• **OBJECTIVE**
All of the data should be output character for character, except the pictures.

** start **

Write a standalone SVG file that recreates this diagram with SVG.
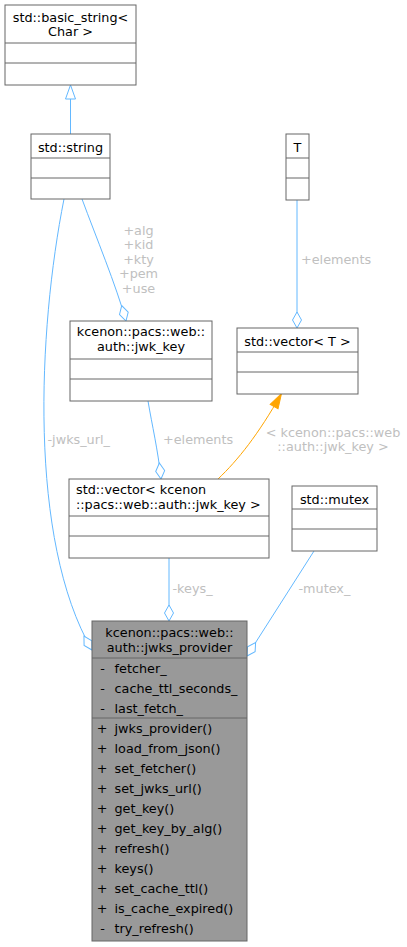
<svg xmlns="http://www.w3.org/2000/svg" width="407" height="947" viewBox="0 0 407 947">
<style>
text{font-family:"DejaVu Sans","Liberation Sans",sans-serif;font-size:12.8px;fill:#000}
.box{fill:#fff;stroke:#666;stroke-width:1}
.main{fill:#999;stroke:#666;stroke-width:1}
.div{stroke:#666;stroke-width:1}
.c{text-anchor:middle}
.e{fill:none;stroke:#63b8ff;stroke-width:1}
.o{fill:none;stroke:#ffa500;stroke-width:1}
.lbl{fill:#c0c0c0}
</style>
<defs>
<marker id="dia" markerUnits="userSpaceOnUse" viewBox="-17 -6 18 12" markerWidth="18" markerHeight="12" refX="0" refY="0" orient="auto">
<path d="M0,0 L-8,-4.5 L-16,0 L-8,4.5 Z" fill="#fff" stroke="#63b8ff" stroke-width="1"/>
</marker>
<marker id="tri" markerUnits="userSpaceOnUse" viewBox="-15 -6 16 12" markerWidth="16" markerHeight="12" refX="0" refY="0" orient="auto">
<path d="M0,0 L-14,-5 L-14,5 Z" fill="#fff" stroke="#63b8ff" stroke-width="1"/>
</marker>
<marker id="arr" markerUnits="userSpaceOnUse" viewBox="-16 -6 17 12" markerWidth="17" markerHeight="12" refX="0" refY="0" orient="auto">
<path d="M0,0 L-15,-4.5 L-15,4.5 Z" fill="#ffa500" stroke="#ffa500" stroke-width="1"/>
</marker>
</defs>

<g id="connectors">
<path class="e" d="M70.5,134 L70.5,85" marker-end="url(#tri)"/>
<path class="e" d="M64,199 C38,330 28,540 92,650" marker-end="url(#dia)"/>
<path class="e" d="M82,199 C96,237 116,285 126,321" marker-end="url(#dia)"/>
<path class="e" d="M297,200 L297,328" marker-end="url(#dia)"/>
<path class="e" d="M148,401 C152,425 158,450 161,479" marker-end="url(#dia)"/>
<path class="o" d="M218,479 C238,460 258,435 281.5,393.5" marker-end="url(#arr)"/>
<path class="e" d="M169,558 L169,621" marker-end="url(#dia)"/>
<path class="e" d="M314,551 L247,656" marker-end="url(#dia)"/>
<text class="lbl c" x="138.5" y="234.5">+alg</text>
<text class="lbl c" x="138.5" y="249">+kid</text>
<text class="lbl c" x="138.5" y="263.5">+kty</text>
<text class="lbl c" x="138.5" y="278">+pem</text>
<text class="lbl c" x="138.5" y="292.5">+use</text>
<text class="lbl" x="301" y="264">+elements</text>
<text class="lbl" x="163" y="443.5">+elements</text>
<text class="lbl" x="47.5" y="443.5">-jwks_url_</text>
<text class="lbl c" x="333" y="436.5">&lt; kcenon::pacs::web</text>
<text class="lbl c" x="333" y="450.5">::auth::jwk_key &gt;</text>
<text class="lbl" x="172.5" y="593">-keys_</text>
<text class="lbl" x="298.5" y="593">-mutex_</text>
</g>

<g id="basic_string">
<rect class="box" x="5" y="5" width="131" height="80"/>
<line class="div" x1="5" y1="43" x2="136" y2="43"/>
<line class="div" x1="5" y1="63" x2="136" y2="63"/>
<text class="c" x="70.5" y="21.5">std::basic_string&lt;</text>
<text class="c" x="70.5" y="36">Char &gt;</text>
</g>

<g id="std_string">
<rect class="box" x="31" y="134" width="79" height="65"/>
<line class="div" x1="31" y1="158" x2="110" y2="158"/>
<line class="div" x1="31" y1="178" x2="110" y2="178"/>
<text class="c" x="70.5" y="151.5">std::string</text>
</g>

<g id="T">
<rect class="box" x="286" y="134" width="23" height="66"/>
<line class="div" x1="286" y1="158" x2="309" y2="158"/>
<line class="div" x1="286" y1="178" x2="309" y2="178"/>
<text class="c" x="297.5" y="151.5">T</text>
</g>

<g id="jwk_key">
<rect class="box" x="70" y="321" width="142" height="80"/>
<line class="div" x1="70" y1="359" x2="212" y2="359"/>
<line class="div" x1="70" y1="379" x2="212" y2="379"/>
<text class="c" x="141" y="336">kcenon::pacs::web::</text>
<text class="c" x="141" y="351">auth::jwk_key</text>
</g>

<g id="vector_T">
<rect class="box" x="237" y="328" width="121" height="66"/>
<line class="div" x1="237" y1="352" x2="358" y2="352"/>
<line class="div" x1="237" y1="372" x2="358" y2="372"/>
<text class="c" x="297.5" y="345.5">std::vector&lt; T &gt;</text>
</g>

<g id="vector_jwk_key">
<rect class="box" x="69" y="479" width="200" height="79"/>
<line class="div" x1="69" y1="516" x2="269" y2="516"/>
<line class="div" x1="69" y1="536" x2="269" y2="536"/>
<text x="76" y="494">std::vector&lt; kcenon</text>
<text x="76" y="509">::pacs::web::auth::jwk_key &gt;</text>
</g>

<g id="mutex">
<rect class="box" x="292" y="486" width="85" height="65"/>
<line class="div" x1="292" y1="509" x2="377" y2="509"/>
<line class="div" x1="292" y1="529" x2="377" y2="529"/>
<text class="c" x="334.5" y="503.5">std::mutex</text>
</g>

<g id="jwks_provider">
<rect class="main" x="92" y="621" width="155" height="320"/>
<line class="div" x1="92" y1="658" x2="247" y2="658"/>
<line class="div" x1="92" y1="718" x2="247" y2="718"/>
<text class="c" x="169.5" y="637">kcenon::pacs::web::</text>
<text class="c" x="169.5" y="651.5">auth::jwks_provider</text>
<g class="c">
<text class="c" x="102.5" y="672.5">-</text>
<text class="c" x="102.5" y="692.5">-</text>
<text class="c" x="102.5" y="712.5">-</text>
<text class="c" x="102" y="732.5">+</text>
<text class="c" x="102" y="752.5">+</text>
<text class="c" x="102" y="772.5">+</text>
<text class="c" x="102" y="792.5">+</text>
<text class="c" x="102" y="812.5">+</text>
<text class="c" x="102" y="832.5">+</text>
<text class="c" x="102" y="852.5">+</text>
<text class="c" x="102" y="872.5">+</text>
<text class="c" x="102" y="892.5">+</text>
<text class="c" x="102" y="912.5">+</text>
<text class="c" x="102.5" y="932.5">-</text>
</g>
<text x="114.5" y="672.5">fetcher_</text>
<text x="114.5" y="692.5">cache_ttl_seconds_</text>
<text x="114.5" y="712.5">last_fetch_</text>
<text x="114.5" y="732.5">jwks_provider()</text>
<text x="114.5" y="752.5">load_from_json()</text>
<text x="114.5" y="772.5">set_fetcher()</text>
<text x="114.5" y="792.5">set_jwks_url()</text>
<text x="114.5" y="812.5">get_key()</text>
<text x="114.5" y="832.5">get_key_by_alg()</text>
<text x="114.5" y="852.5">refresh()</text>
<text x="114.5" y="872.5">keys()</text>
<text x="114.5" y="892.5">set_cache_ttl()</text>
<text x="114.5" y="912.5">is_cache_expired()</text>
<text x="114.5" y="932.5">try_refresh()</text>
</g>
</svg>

** end **

• **RESPONSE BELOW**
Write a standalone SVG file that recreates this diagram with SVG.
<svg xmlns="http://www.w3.org/2000/svg" width="407" height="947" viewBox="0 0 407 947">
<style>
text{font-family:"DejaVu Sans","Liberation Sans",sans-serif;font-size:12.8px;fill:#000}
.box{fill:#fff;stroke:#666;stroke-width:1}
.main{fill:#999;stroke:#666;stroke-width:1}
.div{stroke:#666;stroke-width:1}
.c{text-anchor:middle}
.e{fill:none;stroke:#63b8ff;stroke-width:1}
.o{fill:none;stroke:#ffa500;stroke-width:1}
.lbl{fill:#c0c0c0}
</style>
<defs>
<marker id="dia" markerUnits="userSpaceOnUse" viewBox="-17 -6 18 12" markerWidth="18" markerHeight="12" refX="0" refY="0" orient="auto">
<path d="M0,0 L-8,-4.5 L-16,0 L-8,4.5 Z" fill="#fff" stroke="#63b8ff" stroke-width="1"/>
</marker>
<marker id="tri" markerUnits="userSpaceOnUse" viewBox="-15 -6 16 12" markerWidth="16" markerHeight="12" refX="0" refY="0" orient="auto">
<path d="M0,0 L-14,-5 L-14,5 Z" fill="#fff" stroke="#63b8ff" stroke-width="1"/>
</marker>
<marker id="arr" markerUnits="userSpaceOnUse" viewBox="-16 -6 17 12" markerWidth="17" markerHeight="12" refX="0" refY="0" orient="auto">
<path d="M0,0 L-15,-4.5 L-15,4.5 Z" fill="#ffa500" stroke="#ffa500" stroke-width="1"/>
</marker>
</defs>

<g id="connectors">
<path class="e" d="M70.5,134 L70.5,85" marker-end="url(#tri)"/>
<path class="e" d="M64,199 C38,330 28,540 92,650" marker-end="url(#dia)"/>
<path class="e" d="M82,199 C96,237 116,285 126,321" marker-end="url(#dia)"/>
<path class="e" d="M297,200 L297,328" marker-end="url(#dia)"/>
<path class="e" d="M148,401 C152,425 158,450 161,479" marker-end="url(#dia)"/>
<path class="o" d="M218,479 C238,460 258,435 281.5,393.5" marker-end="url(#arr)"/>
<path class="e" d="M169,558 L169,621" marker-end="url(#dia)"/>
<path class="e" d="M314,551 L247,656" marker-end="url(#dia)"/>
<text class="lbl c" x="138.5" y="234.5">+alg</text>
<text class="lbl c" x="138.5" y="249">+kid</text>
<text class="lbl c" x="138.5" y="263.5">+kty</text>
<text class="lbl c" x="138.5" y="278">+pem</text>
<text class="lbl c" x="138.5" y="292.5">+use</text>
<text class="lbl" x="301" y="264">+elements</text>
<text class="lbl" x="163" y="443.5">+elements</text>
<text class="lbl" x="47.5" y="443.5">-jwks_url_</text>
<text class="lbl c" x="333" y="436.5">&lt; kcenon::pacs::web</text>
<text class="lbl c" x="333" y="450.5">::auth::jwk_key &gt;</text>
<text class="lbl" x="172.5" y="593">-keys_</text>
<text class="lbl" x="298.5" y="593">-mutex_</text>
</g>

<g id="basic_string">
<rect class="box" x="5" y="5" width="131" height="80"/>
<line class="div" x1="5" y1="43" x2="136" y2="43"/>
<line class="div" x1="5" y1="63" x2="136" y2="63"/>
<text class="c" x="70.5" y="21.5">std::basic_string&lt;</text>
<text class="c" x="70.5" y="36">Char &gt;</text>
</g>

<g id="std_string">
<rect class="box" x="31" y="134" width="79" height="65"/>
<line class="div" x1="31" y1="158" x2="110" y2="158"/>
<line class="div" x1="31" y1="178" x2="110" y2="178"/>
<text class="c" x="70.5" y="151.5">std::string</text>
</g>

<g id="T">
<rect class="box" x="286" y="134" width="23" height="66"/>
<line class="div" x1="286" y1="158" x2="309" y2="158"/>
<line class="div" x1="286" y1="178" x2="309" y2="178"/>
<text class="c" x="297.5" y="151.5">T</text>
</g>

<g id="jwk_key">
<rect class="box" x="70" y="321" width="142" height="80"/>
<line class="div" x1="70" y1="359" x2="212" y2="359"/>
<line class="div" x1="70" y1="379" x2="212" y2="379"/>
<text class="c" x="141" y="336">kcenon::pacs::web::</text>
<text class="c" x="141" y="351">auth::jwk_key</text>
</g>

<g id="vector_T">
<rect class="box" x="237" y="328" width="121" height="66"/>
<line class="div" x1="237" y1="352" x2="358" y2="352"/>
<line class="div" x1="237" y1="372" x2="358" y2="372"/>
<text class="c" x="297.5" y="345.5">std::vector&lt; T &gt;</text>
</g>

<g id="vector_jwk_key">
<rect class="box" x="69" y="479" width="200" height="79"/>
<line class="div" x1="69" y1="516" x2="269" y2="516"/>
<line class="div" x1="69" y1="536" x2="269" y2="536"/>
<text x="76" y="494">std::vector&lt; kcenon</text>
<text x="76" y="509">::pacs::web::auth::jwk_key &gt;</text>
</g>

<g id="mutex">
<rect class="box" x="292" y="486" width="85" height="65"/>
<line class="div" x1="292" y1="509" x2="377" y2="509"/>
<line class="div" x1="292" y1="529" x2="377" y2="529"/>
<text class="c" x="334.5" y="503.5">std::mutex</text>
</g>

<g id="jwks_provider">
<rect class="main" x="92" y="621" width="155" height="320"/>
<line class="div" x1="92" y1="658" x2="247" y2="658"/>
<line class="div" x1="92" y1="718" x2="247" y2="718"/>
<text class="c" x="169.5" y="637">kcenon::pacs::web::</text>
<text class="c" x="169.5" y="651.5">auth::jwks_provider</text>
<g class="c">
<text class="c" x="102.5" y="672.5">-</text>
<text class="c" x="102.5" y="692.5">-</text>
<text class="c" x="102.5" y="712.5">-</text>
<text class="c" x="102" y="732.5">+</text>
<text class="c" x="102" y="752.5">+</text>
<text class="c" x="102" y="772.5">+</text>
<text class="c" x="102" y="792.5">+</text>
<text class="c" x="102" y="812.5">+</text>
<text class="c" x="102" y="832.5">+</text>
<text class="c" x="102" y="852.5">+</text>
<text class="c" x="102" y="872.5">+</text>
<text class="c" x="102" y="892.5">+</text>
<text class="c" x="102" y="912.5">+</text>
<text class="c" x="102.5" y="932.5">-</text>
</g>
<text x="114.5" y="672.5">fetcher_</text>
<text x="114.5" y="692.5">cache_ttl_seconds_</text>
<text x="114.5" y="712.5">last_fetch_</text>
<text x="114.5" y="732.5">jwks_provider()</text>
<text x="114.5" y="752.5">load_from_json()</text>
<text x="114.5" y="772.5">set_fetcher()</text>
<text x="114.5" y="792.5">set_jwks_url()</text>
<text x="114.5" y="812.5">get_key()</text>
<text x="114.5" y="832.5">get_key_by_alg()</text>
<text x="114.5" y="852.5">refresh()</text>
<text x="114.5" y="872.5">keys()</text>
<text x="114.5" y="892.5">set_cache_ttl()</text>
<text x="114.5" y="912.5">is_cache_expired()</text>
<text x="114.5" y="932.5">try_refresh()</text>
</g>
</svg>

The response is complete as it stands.